## Exercise aim
Reproduce every record exactly as it appears, but not the pictures.

(Records with drawing code)

++++++++++

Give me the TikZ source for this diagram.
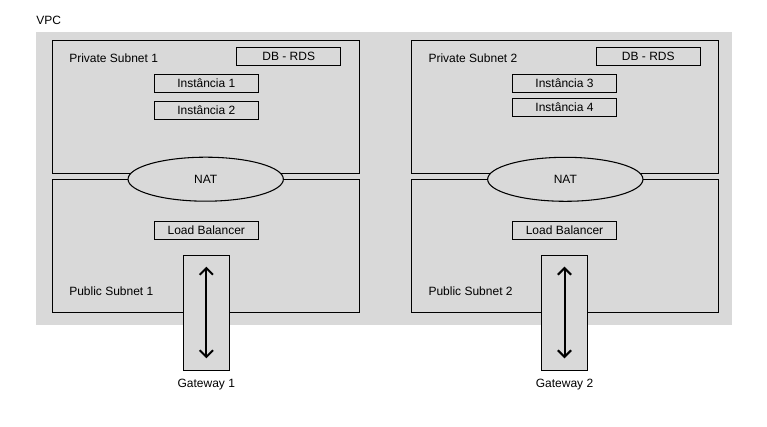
\documentclass[tikz,border=0pt]{standalone}
\usepackage{fontspec}
\setmainfont{Liberation Sans}
\usetikzlibrary{arrows.meta}
\usetikzlibrary{shapes.geometric}

\definecolor{vpcgrey}{RGB}{217,217,217}

\tikzset{
  lbl/.style={font=\fontsize{9}{11}\selectfont, inner sep=0pt},
  svcbox/.style={lbl, draw, fill=vpcgrey, line width=0.8pt, minimum width=78pt, minimum height=13.5pt},
  natoval/.style={lbl, ellipse, draw, fill=vpcgrey, line width=0.8pt, minimum width=116.5pt, minimum height=33pt},
  gwbox/.style={draw, fill=vpcgrey, line width=0.8pt, minimum width=34.5pt, minimum height=86pt, inner sep=0pt},
  gwarrow/.style={line width=1.5pt, {Straight Barb[length=5pt,width=10pt]}-{Straight Barb[length=5pt,width=10pt]}},
}

\begin{document}
\begin{tikzpicture}[x=0.75pt,y=0.75pt,yscale=-1,xscale=1]
\useasboundingbox (0,0) rectangle (767,427);

%Shape: Rectangle [id:vpc] 
\fill [vpcgrey] (36,32) rectangle (731.5,325);
% Text Node
\node [lbl, anchor=west] (vpc) at (36,20) {VPC};

%Shape: Rectangle [id:private subnet 1] 
\draw [fill=vpcgrey, line width=0.8pt] (52.5,40.3) rectangle (359.5,173.5);
%Shape: Rectangle [id:public subnet 1] 
\draw [fill=vpcgrey, line width=0.8pt] (52.5,179.5) rectangle (359.5,312.5);
%Shape: Rectangle [id:private subnet 2] 
\draw [fill=vpcgrey, line width=0.8pt] (411.7,40.3) rectangle (718.3,173.5);
%Shape: Rectangle [id:public subnet 2] 
\draw [fill=vpcgrey, line width=0.8pt] (411.7,179.5) rectangle (718.3,312.5);

% Text Node
\node [lbl, anchor=west] (priv1) at (69,58.7) {Private Subnet 1};
% Text Node
\node [lbl, anchor=west] (pub1) at (69,291.5) {Public Subnet 1};
% Text Node
\node [lbl, anchor=west] (priv2) at (428.3,58.7) {Private Subnet 2};
% Text Node
\node [lbl, anchor=west] (pub2) at (428.3,291.5) {Public Subnet 2};

% Boxes, subnet 1
\node [svcbox] (db1) at (288.7,56.3) {DB - RDS};
\node [svcbox] (inst1) at (206.3,83.3) {Instância 1};
\node [svcbox] (inst2) at (206.3,110.3) {Instância 2};
\node [svcbox] (lb1) at (206.3,230.3) {Load Balancer};

% Boxes, subnet 2
\node [svcbox] (db2) at (648.3,56.7) {DB - RDS};
\node [svcbox] (inst3) at (564.5,83.5) {Instância 3};
\node [svcbox] (inst4) at (564.5,107.2) {Instância 4};
\node [svcbox] (lb2) at (564.5,230.3) {Load Balancer};

%Shape: Ellipse [id:nat] 
\node [natoval] (nat1) at (205.7,179.2) {NAT};
\node [natoval] (nat2) at (565.3,179.3) {NAT};

%Shape: Rectangle [id:gateways] 
\node [gwbox] (gw1) at (206.3,312.9) {};
\node [gwbox] (gw2) at (564.5,312.9) {};
\coordinate (gw1top) at (206.3,266.7);
\coordinate (gw1bot) at (206.3,358.3);
\coordinate (gw2top) at (564.5,266.7);
\coordinate (gw2bot) at (564.5,358.3);
%Straight Lines [id:arrows] 
\draw [gwarrow] (gw1top) -- (gw1bot);
\draw [gwarrow] (gw2top) -- (gw2bot);

% Text Node
\node [lbl] (gw1lbl) at (206.3,384.5) {Gateway 1};
% Text Node
\node [lbl] (gw2lbl) at (564.5,384.5) {Gateway 2};

\end{tikzpicture}
\end{document}
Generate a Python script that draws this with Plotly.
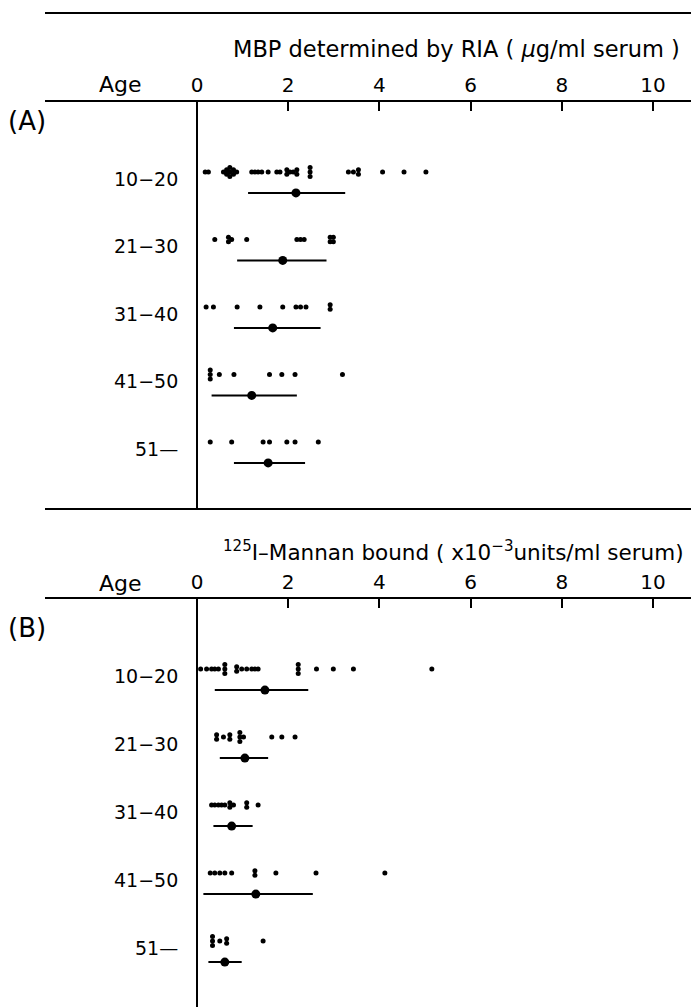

++++++++++

## Answer to the problem
Give me the TikZ source for this diagram.
\documentclass[tikz,border=0pt]{standalone}
\usepackage{fontspec}
\setmainfont{Liberation Sans}
\usetikzlibrary{arrows.meta}
\usetikzlibrary{shapes.geometric}

\definecolor{vpcgrey}{RGB}{217,217,217}

\tikzset{
  lbl/.style={font=\fontsize{9}{11}\selectfont, inner sep=0pt},
  svcbox/.style={lbl, draw, fill=vpcgrey, line width=0.8pt, minimum width=78pt, minimum height=13.5pt},
  natoval/.style={lbl, ellipse, draw, fill=vpcgrey, line width=0.8pt, minimum width=116.5pt, minimum height=33pt},
  gwbox/.style={draw, fill=vpcgrey, line width=0.8pt, minimum width=34.5pt, minimum height=86pt, inner sep=0pt},
  gwarrow/.style={line width=1.5pt, {Straight Barb[length=5pt,width=10pt]}-{Straight Barb[length=5pt,width=10pt]}},
}

\begin{document}
\begin{tikzpicture}[x=0.75pt,y=0.75pt,yscale=-1,xscale=1]
\useasboundingbox (0,0) rectangle (767,427);

%Shape: Rectangle [id:vpc] 
\fill [vpcgrey] (36,32) rectangle (731.5,325);
% Text Node
\node [lbl, anchor=west] (vpc) at (36,20) {VPC};

%Shape: Rectangle [id:private subnet 1] 
\draw [fill=vpcgrey, line width=0.8pt] (52.5,40.3) rectangle (359.5,173.5);
%Shape: Rectangle [id:public subnet 1] 
\draw [fill=vpcgrey, line width=0.8pt] (52.5,179.5) rectangle (359.5,312.5);
%Shape: Rectangle [id:private subnet 2] 
\draw [fill=vpcgrey, line width=0.8pt] (411.7,40.3) rectangle (718.3,173.5);
%Shape: Rectangle [id:public subnet 2] 
\draw [fill=vpcgrey, line width=0.8pt] (411.7,179.5) rectangle (718.3,312.5);

% Text Node
\node [lbl, anchor=west] (priv1) at (69,58.7) {Private Subnet 1};
% Text Node
\node [lbl, anchor=west] (pub1) at (69,291.5) {Public Subnet 1};
% Text Node
\node [lbl, anchor=west] (priv2) at (428.3,58.7) {Private Subnet 2};
% Text Node
\node [lbl, anchor=west] (pub2) at (428.3,291.5) {Public Subnet 2};

% Boxes, subnet 1
\node [svcbox] (db1) at (288.7,56.3) {DB - RDS};
\node [svcbox] (inst1) at (206.3,83.3) {Instância 1};
\node [svcbox] (inst2) at (206.3,110.3) {Instância 2};
\node [svcbox] (lb1) at (206.3,230.3) {Load Balancer};

% Boxes, subnet 2
\node [svcbox] (db2) at (648.3,56.7) {DB - RDS};
\node [svcbox] (inst3) at (564.5,83.5) {Instância 3};
\node [svcbox] (inst4) at (564.5,107.2) {Instância 4};
\node [svcbox] (lb2) at (564.5,230.3) {Load Balancer};

%Shape: Ellipse [id:nat] 
\node [natoval] (nat1) at (205.7,179.2) {NAT};
\node [natoval] (nat2) at (565.3,179.3) {NAT};

%Shape: Rectangle [id:gateways] 
\node [gwbox] (gw1) at (206.3,312.9) {};
\node [gwbox] (gw2) at (564.5,312.9) {};
\coordinate (gw1top) at (206.3,266.7);
\coordinate (gw1bot) at (206.3,358.3);
\coordinate (gw2top) at (564.5,266.7);
\coordinate (gw2bot) at (564.5,358.3);
%Straight Lines [id:arrows] 
\draw [gwarrow] (gw1top) -- (gw1bot);
\draw [gwarrow] (gw2top) -- (gw2bot);

% Text Node
\node [lbl] (gw1lbl) at (206.3,384.5) {Gateway 1};
% Text Node
\node [lbl] (gw2lbl) at (564.5,384.5) {Gateway 2};

\end{tikzpicture}
\end{document}
Generate a Python script that draws this with Plotly.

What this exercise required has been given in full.